ROI

Single-Touch Attribution: Mapping Marketing ROI Back to Content

Mapping ROI back to content isn’t easy, but it’s essential to determine the effectiveness of the content you create. With the complex marketing strategies most of us design today, models like “multi-touch” and “omni-touch” are crucial to genuinely mapping ROI to every piece of content in the buyer’s journey. These complex attribution models allow us to drill deep and get a more accurate picture of how our content influences buyers and where we may need to tighten our efforts.

But is complex always the right path? Single-touch attribution, where 100 percent of the conversion credit is given to one touch point in a buyer’s journey, can still have a place in modern marketing analytics.

Why Use Single-Touch Attribution?

Marketing teams that use single-touch attribution usually choose the first or the last touch point to qualify the lead as derived from marketing. So why use single-touch attribution in a 21st-century marketing context?

1. It’s easy to implement.

Marketers choose one interaction with a customer (often the first or the last) and credit the entire sale to that piece of content, regardless of how many touch points are created for the buyer’s journey.

This could be the social ad you ran on LinkedIn that first caught your customer’s attention which drove them to read a blog (first touch), or the webinar you offered that convinced the customer to purchase your service or product (last touch).

First-Touch Attribution Model

Last-Touch Attribution

2. It’s easy to understand.

When tying ROI to the content, choosing one touch point is the simplest way to show how your content marketing efforts worked. It’s also the easiest to explain to leadership how you arrived at your conclusion (that webinar worked!) without needing a wall with yarn, pins, and a pad of stickies.

Last-Touch Attribution

For example, a potential customer sees an ad for your product and signs up for a webinar. After attending the webinar, they purchase the product from the follow-up email. In first-touch attribution, the ad gets the credit for the sale. In last-touch attribution, the follow-up email receives all the glory.

3. Great for smaller companies.

Companies with simple marketing or sales systems (or no sales team at all), a shorter sales cycle, a smaller budget, or teams that only use one or two channels may find a single-touch model is a great option for them. There’s no need to over-complicate a process before it’s ready to become complex.

Challenges of Single-Touch Attribution

While single-touch attribution has a place in marketing analytics, it doesn’t come without challenges. The biggest: single-touch doesn’t capture the entire picture of how a customer moves through the buyer’s journey. Did they purchase your product based on that one ad they saw on TikTok, or did additional touch points (product reviews, blog posts, newsletters, etc.) influence their purchase? To truly understand how a customer went from interest to purchase, you need the complexity a multi- or omni-touch model provides.

Multi-Touch Attribution

The danger of putting all your analytics eggs in the single-touch basket is that the data will be skewed. Single-touch doesn’t look at anything else (touch point or channel) in the buyer’s journey, nor does it show which was the most effective. The buyer’s first encounter with a blog post may have set them down the path to purchase, but was it really the piece that moved them from consideration to purchase? Probably not, but it’s still an important part in the buyer’s journey. We can’t always assume the last touch point was what clinched the deal.

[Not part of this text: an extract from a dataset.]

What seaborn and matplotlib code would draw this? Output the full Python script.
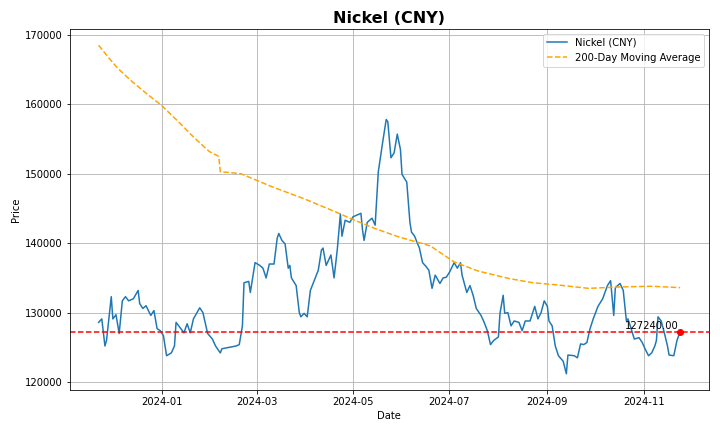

Use Single-Touch Attribution to Test Effectiveness

If you have a complex funnel with a longer buying cycle, it’s likely you use a multi- or omni-touch attribution model. However, single-touch attribution can still be used to test different channels or touch points within your marketing funnel for effectiveness or to answer specific questions you may have about your funnel.

For example, you may use social media, newsletters, blogs, and videos as top-of-funnel content. By taking a microscopic view of each channel, you can discover which ones drive the customer deeper into your sales funnel and can inform where you allocate more resources to drive more customers to a purchase.

Single-touch attribution can also provide insight into bottom-funnel content and how it influences customer decision-making. Do you have a higher conversion rate after reading a case study, or are webinars more effective? Do you see more sales after customers consider a side-by-side comparison with your competitor? Single-touch is also great for sales teams, as it can help determine which campaigns are instrumental to qualifying a sales lead.

Single-touch attribution doesn’t have to go the way of the 8-track just yet. It’s a great way to keep things simple when needed. If you’re already functioning in a matrix model, single-touch attribution can help you evaluate and fine-tune parts of your content marketing efforts.